● **What the task requires**: Leave out the pictures and copy everything else below exactly.

● **Material**:

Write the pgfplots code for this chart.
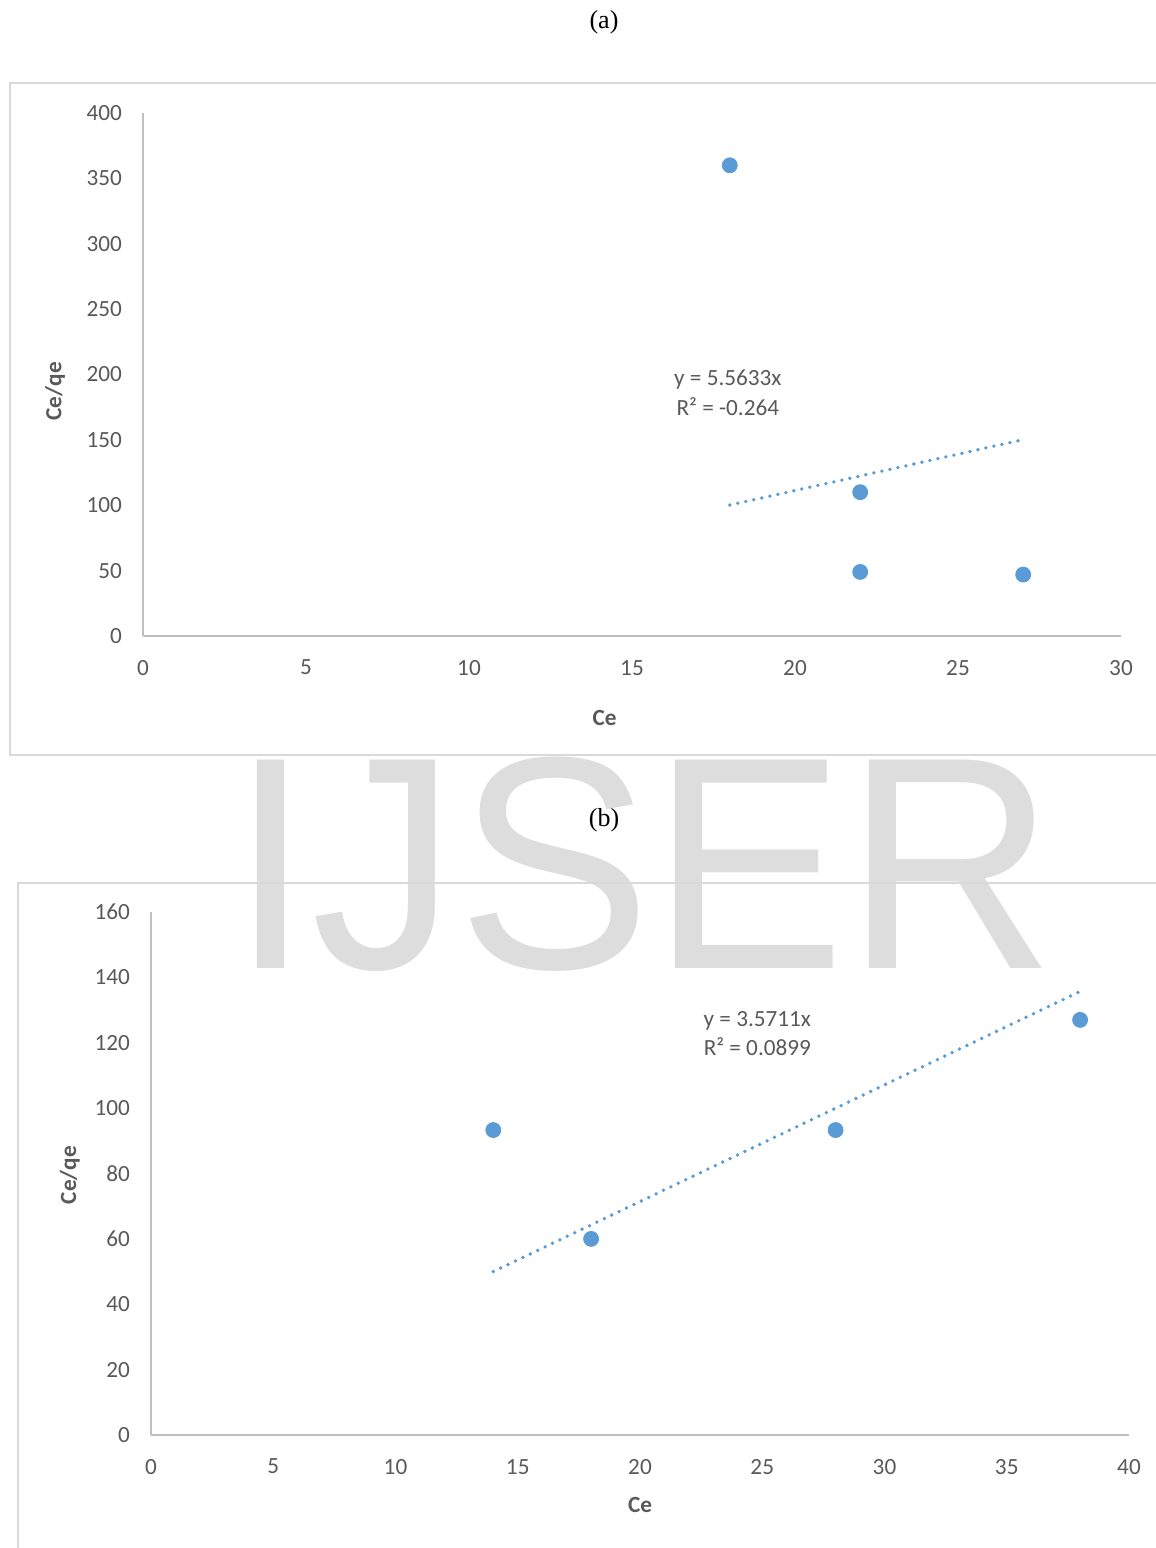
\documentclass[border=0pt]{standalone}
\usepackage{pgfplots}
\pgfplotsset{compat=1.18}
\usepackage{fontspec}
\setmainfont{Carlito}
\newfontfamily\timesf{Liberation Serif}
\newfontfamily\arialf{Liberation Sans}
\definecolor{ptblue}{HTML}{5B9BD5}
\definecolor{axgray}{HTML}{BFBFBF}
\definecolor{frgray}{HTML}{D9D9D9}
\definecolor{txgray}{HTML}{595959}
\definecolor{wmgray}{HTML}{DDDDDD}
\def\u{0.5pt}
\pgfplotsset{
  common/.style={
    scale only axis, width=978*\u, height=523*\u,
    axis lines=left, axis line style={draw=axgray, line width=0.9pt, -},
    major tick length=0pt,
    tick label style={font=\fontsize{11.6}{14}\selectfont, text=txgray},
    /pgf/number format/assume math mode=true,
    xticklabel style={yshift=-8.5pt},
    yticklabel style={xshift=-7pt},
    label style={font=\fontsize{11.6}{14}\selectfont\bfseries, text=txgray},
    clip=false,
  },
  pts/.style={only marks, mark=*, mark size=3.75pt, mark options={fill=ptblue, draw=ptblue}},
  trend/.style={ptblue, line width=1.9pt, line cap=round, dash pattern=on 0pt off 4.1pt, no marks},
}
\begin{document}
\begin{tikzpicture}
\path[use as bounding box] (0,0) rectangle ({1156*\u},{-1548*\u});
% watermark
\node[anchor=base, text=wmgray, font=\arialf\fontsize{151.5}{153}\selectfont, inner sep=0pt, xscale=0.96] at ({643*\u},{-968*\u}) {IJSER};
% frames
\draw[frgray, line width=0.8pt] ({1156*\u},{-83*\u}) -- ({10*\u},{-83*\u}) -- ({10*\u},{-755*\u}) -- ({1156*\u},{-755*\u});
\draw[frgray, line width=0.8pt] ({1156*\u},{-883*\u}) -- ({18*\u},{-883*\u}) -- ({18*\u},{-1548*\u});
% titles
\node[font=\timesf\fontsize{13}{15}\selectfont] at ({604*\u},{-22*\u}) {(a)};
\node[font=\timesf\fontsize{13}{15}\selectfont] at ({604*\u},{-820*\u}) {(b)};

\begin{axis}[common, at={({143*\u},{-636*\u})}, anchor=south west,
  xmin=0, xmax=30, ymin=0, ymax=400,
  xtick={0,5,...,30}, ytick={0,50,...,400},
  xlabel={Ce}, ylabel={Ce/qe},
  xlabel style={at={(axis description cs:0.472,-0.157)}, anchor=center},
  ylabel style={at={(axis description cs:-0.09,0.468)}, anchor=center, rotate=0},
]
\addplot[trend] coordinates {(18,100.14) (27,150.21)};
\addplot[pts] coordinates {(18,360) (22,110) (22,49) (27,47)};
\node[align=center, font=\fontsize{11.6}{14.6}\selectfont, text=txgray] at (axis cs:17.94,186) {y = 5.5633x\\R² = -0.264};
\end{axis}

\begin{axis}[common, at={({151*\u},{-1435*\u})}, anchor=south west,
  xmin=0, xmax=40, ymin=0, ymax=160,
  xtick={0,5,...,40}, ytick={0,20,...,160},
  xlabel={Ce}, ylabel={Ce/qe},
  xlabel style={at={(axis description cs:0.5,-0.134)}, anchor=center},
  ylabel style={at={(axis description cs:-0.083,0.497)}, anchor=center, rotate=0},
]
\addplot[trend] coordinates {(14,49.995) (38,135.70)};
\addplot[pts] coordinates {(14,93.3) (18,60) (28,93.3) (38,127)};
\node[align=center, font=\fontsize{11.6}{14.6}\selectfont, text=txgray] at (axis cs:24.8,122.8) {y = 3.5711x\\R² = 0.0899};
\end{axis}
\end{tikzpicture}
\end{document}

● **Solution to this exercise**:
Write the pgfplots code for this chart.
\documentclass[border=0pt]{standalone}
\usepackage{pgfplots}
\pgfplotsset{compat=1.18}
\usepackage{fontspec}
\setmainfont{Carlito}
\newfontfamily\timesf{Liberation Serif}
\newfontfamily\arialf{Liberation Sans}
\definecolor{ptblue}{HTML}{5B9BD5}
\definecolor{axgray}{HTML}{BFBFBF}
\definecolor{frgray}{HTML}{D9D9D9}
\definecolor{txgray}{HTML}{595959}
\definecolor{wmgray}{HTML}{DDDDDD}
\def\u{0.5pt}
\pgfplotsset{
  common/.style={
    scale only axis, width=978*\u, height=523*\u,
    axis lines=left, axis line style={draw=axgray, line width=0.9pt, -},
    major tick length=0pt,
    tick label style={font=\fontsize{11.6}{14}\selectfont, text=txgray},
    /pgf/number format/assume math mode=true,
    xticklabel style={yshift=-8.5pt},
    yticklabel style={xshift=-7pt},
    label style={font=\fontsize{11.6}{14}\selectfont\bfseries, text=txgray},
    clip=false,
  },
  pts/.style={only marks, mark=*, mark size=3.75pt, mark options={fill=ptblue, draw=ptblue}},
  trend/.style={ptblue, line width=1.9pt, line cap=round, dash pattern=on 0pt off 4.1pt, no marks},
}
\begin{document}
\begin{tikzpicture}
\path[use as bounding box] (0,0) rectangle ({1156*\u},{-1548*\u});
% watermark
\node[anchor=base, text=wmgray, font=\arialf\fontsize{151.5}{153}\selectfont, inner sep=0pt, xscale=0.96] at ({643*\u},{-968*\u}) {IJSER};
% frames
\draw[frgray, line width=0.8pt] ({1156*\u},{-83*\u}) -- ({10*\u},{-83*\u}) -- ({10*\u},{-755*\u}) -- ({1156*\u},{-755*\u});
\draw[frgray, line width=0.8pt] ({1156*\u},{-883*\u}) -- ({18*\u},{-883*\u}) -- ({18*\u},{-1548*\u});
% titles
\node[font=\timesf\fontsize{13}{15}\selectfont] at ({604*\u},{-22*\u}) {(a)};
\node[font=\timesf\fontsize{13}{15}\selectfont] at ({604*\u},{-820*\u}) {(b)};

\begin{axis}[common, at={({143*\u},{-636*\u})}, anchor=south west,
  xmin=0, xmax=30, ymin=0, ymax=400,
  xtick={0,5,...,30}, ytick={0,50,...,400},
  xlabel={Ce}, ylabel={Ce/qe},
  xlabel style={at={(axis description cs:0.472,-0.157)}, anchor=center},
  ylabel style={at={(axis description cs:-0.09,0.468)}, anchor=center, rotate=0},
]
\addplot[trend] coordinates {(18,100.14) (27,150.21)};
\addplot[pts] coordinates {(18,360) (22,110) (22,49) (27,47)};
\node[align=center, font=\fontsize{11.6}{14.6}\selectfont, text=txgray] at (axis cs:17.94,186) {y = 5.5633x\\R² = -0.264};
\end{axis}

\begin{axis}[common, at={({151*\u},{-1435*\u})}, anchor=south west,
  xmin=0, xmax=40, ymin=0, ymax=160,
  xtick={0,5,...,40}, ytick={0,20,...,160},
  xlabel={Ce}, ylabel={Ce/qe},
  xlabel style={at={(axis description cs:0.5,-0.134)}, anchor=center},
  ylabel style={at={(axis description cs:-0.083,0.497)}, anchor=center, rotate=0},
]
\addplot[trend] coordinates {(14,49.995) (38,135.70)};
\addplot[pts] coordinates {(14,93.3) (18,60) (28,93.3) (38,127)};
\node[align=center, font=\fontsize{11.6}{14.6}\selectfont, text=txgray] at (axis cs:24.8,122.8) {y = 3.5711x\\R² = 0.0899};
\end{axis}
\end{tikzpicture}
\end{document}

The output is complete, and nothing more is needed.